Madonna is in the race for No.1 this week with remix compilation album Finally Enough Love: 50 Number Ones.
In 2005, Hung Up not only took her back to the top of the world’s charts, but it made her a fixture on global dancefloors. Co-writer Stuart Price reveals how a night on the M1, a chance Radio 2 play, and a handwritten note saw the Material Girl sample ABBA’s Gimme! Gimme! Gimme! (A Man After Midnight)…
When I started doing remixes as Jacques Lu Cont, my French label said [producer/artist] Mirwais was releasing material, and did I want to remix it? I happened to be in Paris so I met him and we clicked right away. I remixed one of his songs, then he called up a few months later and told me he had produced the Madonna album [Music] and she was going to tour it.
He said, “I know you can play, I’d like to have someone who understands musically where I was coming from in the rehearsals.” So I went to LA as keyboard player for her band. As it turned out, it wasn’t working and I was going to leave because they were struggling with the direction. But then she shifted it around and said, “As you understand electronic music, can you help with the direction of the show?”
We weren’t writing, but we had that musical connection. That segued into another tour a few years later, which kind of remixed her songs, and afterwards she said, “We’ve reworked so much old music together, why don’t we rework something new? Let’s start writing!”
Madonna was doing a movie at the time with [film director] Luc Besson, that didn’t materialise, which was going to feature music from different generations – a punk rock era, a ’20s era, and a disco era. So she asked, “Do you have anything that is like ABBA at Studio 54?” Originally, I said no.
However, six months beforehand, I had a DJing residency at a club in Liverpool called The Masque, at the Chibuku Shake Shake night. One night, I was coming back from Chibuku, it was 5am on the M1, I was falling asleep – I wasn’t driving! – and Radio 2 was on. Gimme! Gimme! Gimme! started playing, and in that dream state I thought, ‘Wow, that would be a really good sample for a song.’ So just before I went up to play Chibuku again, I quickly hacked the sample into a track that I could play in my DJ set. It was immediate – the whole room felt pretty special. I played it for the next couple of months, but like most DJs, I wore out my records and moved on. So when Madonna mentioned ABBA, I suddenly went, “Well, there is one thing…”

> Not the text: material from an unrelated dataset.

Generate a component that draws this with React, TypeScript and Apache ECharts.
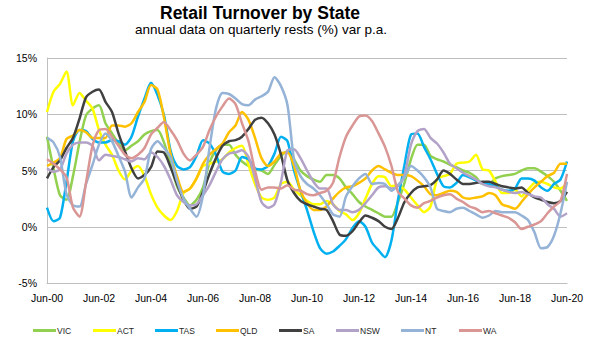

I played her the track, she listened intently, then she just opened her mouth and sang: “Every little thing that you say or do, I’m hung up, I’m hung up on you…” It really happened that quickly. We were in the studio, which was in the attic of my flat in Maida Vale, so I recorded her. Subsequently, the production took some work, but the whole thing about making Confessions On A Dance Floor was that it was such fun. Hung Up really set the tone for that album. In her brilliantly instinctive way, Madonna just pivoted, and instead of doing the movie with loads of sections, she went, “We’re going to make a dance record!”
You have to give her credit because dance music was a dirty word in America in 2005, it was not at all on the radio. Did the mixed reaction to [previous album] American Life influence her? It’s a pattern I’ve spotted with many artists that I’ve worked with subsequently. Once someone puts themselves in the freedom zone of saying, “I no longer care how this is going to be received, it feels right,” they tend to be rewarded with a successful record.
The Liverpool track was just three components, ABBA, a filter and a beat! Madonna said, “I need more to go on to make this into a song,” so I just picked up my instruments, and came up with a verse and a bridge structure.
Madonna is a great enabler of creative freedom. We had developed a shorthand on tour, so in the studio we didn’t need to over communicate. The best way to explain our collaboration is how the record says ‘produced by Madonna/Price’, and that’s not because she is just putting her name there. She is as much a visionary as anyone else – I mean, she is the visionary on the record! When she sees the seed of something, she envisions it from beginning to end in a moment. It’s then a case of creating an environment to make it happen.
So our studio days would typically be us working together in the afternoon. Overnight, I would come up with a new song or a template which I would send to her. Then, she would either arrive with something, or she’s very capable of switching on and writing in that moment. There’s a lot to be said for a tireless work ethic and no entourage. It was just two people writing. If you’re focused, you can achieve a lot in a short period of time. I don’t want to reduce the song and say it was easy, but we knew where we wanted to go!
That said, there was no Plan B if ABBA didn’t clear the sample [laughs]. We knew ABBA were reluctant to allow sampling of their work, so Madonna’s manager flew to Stockholm to meet with Benny and Björn at their Polar Studios. She gave them a handwritten letter from Madonna in which she expressed her admiration for their work, and the hope that we could collaborate. What resonated with them, I think, was that we had taken cues from them, but we had tried to move it forward, and they approved the sample that day.
There’s definitely my career pre-Madonna – no pun intended! – and post-Madonna. Hung Up was a nice transition between those two worlds. I went from a background of DJing and remixing into writing and production with this track, and there are times in the studio where people bring it up, so it continues to play a role in my career.